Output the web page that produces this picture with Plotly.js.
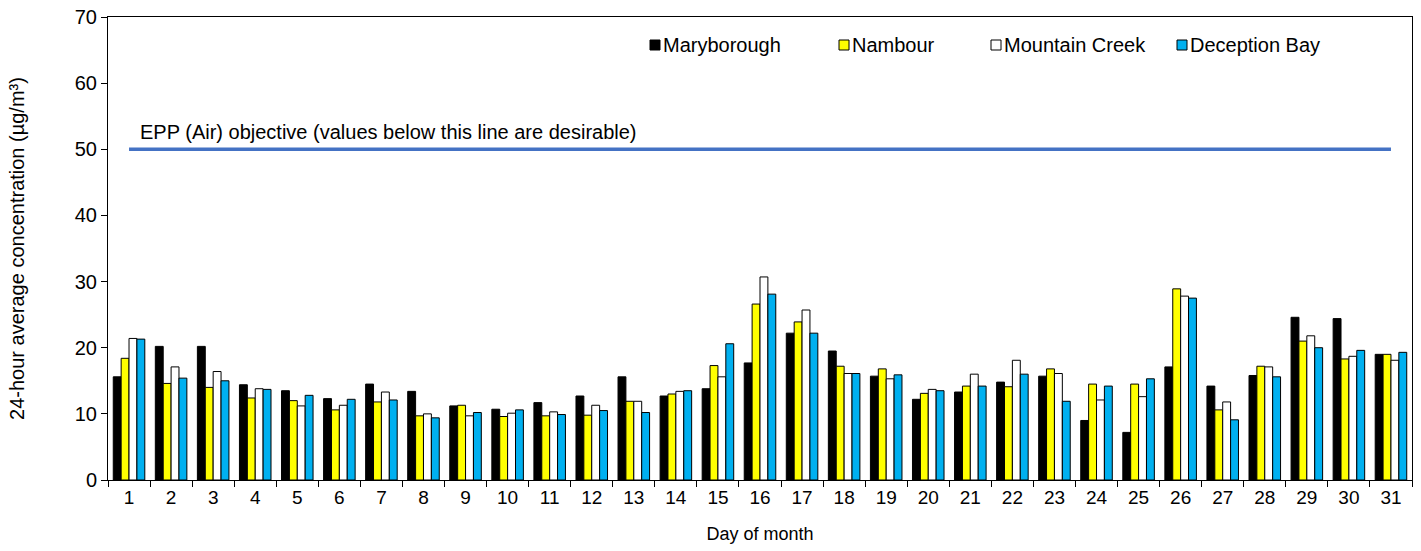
<!DOCTYPE html>
<html>
<head>
<meta charset="utf-8">
<script src="https://cdn.plot.ly/plotly-3.0.1.min.js"></script>
<style>html,body{margin:0;padding:0;background:#fff;}#chart{width:1421px;height:551px;}</style>
</head>
<body>
<div id="chart"></div>
<script>
// ---- data ----
var days = ['1','2','3','4','5','6','7','8','9','10','11','12','13','14','15','16','17','18','19','20','21','22','23','24','25','26','27','28','29','30','31'];
var seriesNames = ['Maryborough', 'Nambour', 'Mountain Creek', 'Deception Bay'];
var maryborough   = [15.6,20.2,20.2,14.4,13.5,12.3,14.5,13.4,11.2,10.7,11.7,12.7,15.6,12.7,13.8,17.7,22.2,19.5,15.7,12.2,13.3,14.8,15.7,9.0,7.2,17.1,14.2,15.8,24.6,24.4,19.0];
var nambour       = [18.4,14.6,14.0,12.4,12.0,10.6,11.8,9.7,11.3,9.6,9.7,9.8,11.9,13.0,17.3,26.6,23.9,17.2,16.8,13.1,14.2,14.1,16.8,14.5,14.5,28.9,10.6,17.2,21.0,18.3,19.0];
var mountainCreek = [21.4,17.1,16.4,13.8,11.2,11.3,13.3,10.0,9.7,10.1,10.3,11.3,11.9,13.4,15.6,30.7,25.7,16.1,15.3,13.7,16.0,18.1,16.1,12.1,12.6,27.8,11.8,17.1,21.8,18.7,18.1];
var deceptionBay  = [21.3,15.4,15.0,13.7,12.8,12.2,12.1,9.4,10.2,10.6,9.9,10.5,10.2,13.5,20.6,28.1,22.2,16.1,15.9,13.5,14.2,16.0,11.9,14.2,15.3,27.5,9.1,15.6,20.0,19.6,19.3];
var objectiveValue = 50;
var objectiveLabel = 'EPP (Air) objective (values below this line are desirable)';
var yTitle = '24-hour average concentration (µg/m³)';
var xTitle = 'Day of month';

// ---- styling ----
var colors = ['#000000', '#FFFF00', '#FFFFFF', '#00B0F0'];
var values = [maryborough, nambour, mountainCreek, deceptionBay];
var FONT = 'Arial, "Liberation Sans", sans-serif';
var FS = 20;

var traces = values.map(function (v, i) {
  return {
    type: 'bar', x: days, y: v, name: seriesNames[i],
    marker: {color: colors[i], line: {color: '#000000', width: 1}},
    showlegend: false, hoverinfo: 'x+y+name'
  };
});
traces.push({
  type: 'scatter', mode: 'lines', x: days,
  y: days.map(function () { return objectiveValue; }),
  line: {color: '#4472C4', width: 3.5}, showlegend: false, hoverinfo: 'skip'
});

// plot area geometry in pixels (for placing legend)
var L = 108, R = 9, T = 17, B = 71, W = 1421, H = 551;
var pw = W - L - R, ph = H - T - B;
function px2x(p) { return (p - L) / pw; }
function py2y(p) { return (H - B - p) / ph; }

var legendLeft = [650, 839, 991, 1177];
var shapes = [], annotations = [];
seriesNames.forEach(function (n, i) {
  shapes.push({type: 'rect', xref: 'paper', yref: 'paper',
    x0: px2x(legendLeft[i]), x1: px2x(legendLeft[i] + 10),
    y0: py2y(50), y1: py2y(40),
    fillcolor: colors[i], line: {color: '#000000', width: 1}});
  annotations.push({xref: 'paper', yref: 'paper', x: px2x(legendLeft[i] + 11), y: py2y(45),
    xanchor: 'left', yanchor: 'middle', text: n, showarrow: false,
    font: {family: FONT, size: FS, color: '#000'}});
});
annotations.push({xref: 'paper', yref: 'paper', x: px2x(138), y: py2y(132),
  xanchor: 'left', yanchor: 'middle', text: objectiveLabel, showarrow: false,
  font: {family: FONT, size: FS, color: '#000'}});

var layout = {
  width: W, height: H,
  margin: {l: L, r: R, t: T, b: B, pad: 0},
  paper_bgcolor: '#fff', plot_bgcolor: '#fff',
  font: {family: FONT, size: FS, color: '#000'},
  barmode: 'group', bargap: 0.25, bargroupgap: 0,
  showlegend: false,
  xaxis: {
    type: 'category', tickson: 'boundaries', ticks: 'outside', ticklen: 6, tickcolor: '#000',
    showline: true, linecolor: '#000', linewidth: 1, mirror: true, showgrid: false,
    tickfont: {family: FONT, size: 19}, automargin: false,
    title: {text: xTitle, font: {family: FONT, size: 18}, standoff: 20}
  },
  yaxis: {
    range: [0, 70], dtick: 10, ticks: 'outside', ticklen: 6, tickcolor: '#000',
    showline: true, linecolor: '#000', linewidth: 1, mirror: true, showgrid: false, zeroline: false,
    tickfont: {family: FONT, size: FS}, automargin: false,
    title: {text: yTitle, font: {family: FONT, size: FS}, standoff: 44}
  },
  shapes: shapes, annotations: annotations
};

Plotly.newPlot('chart', traces, layout, {displayModeBar: false, staticPlot: true});
</script>
</body>
</html>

────────────────

## GOAL
Pick out, from the lines above, every one that contains the string "this".

## THE COMPLETED TASK
Output the web page that produces this picture with Plotly.js.
var objectiveLabel = 'EPP (Air) objective (values below this line are desirable)';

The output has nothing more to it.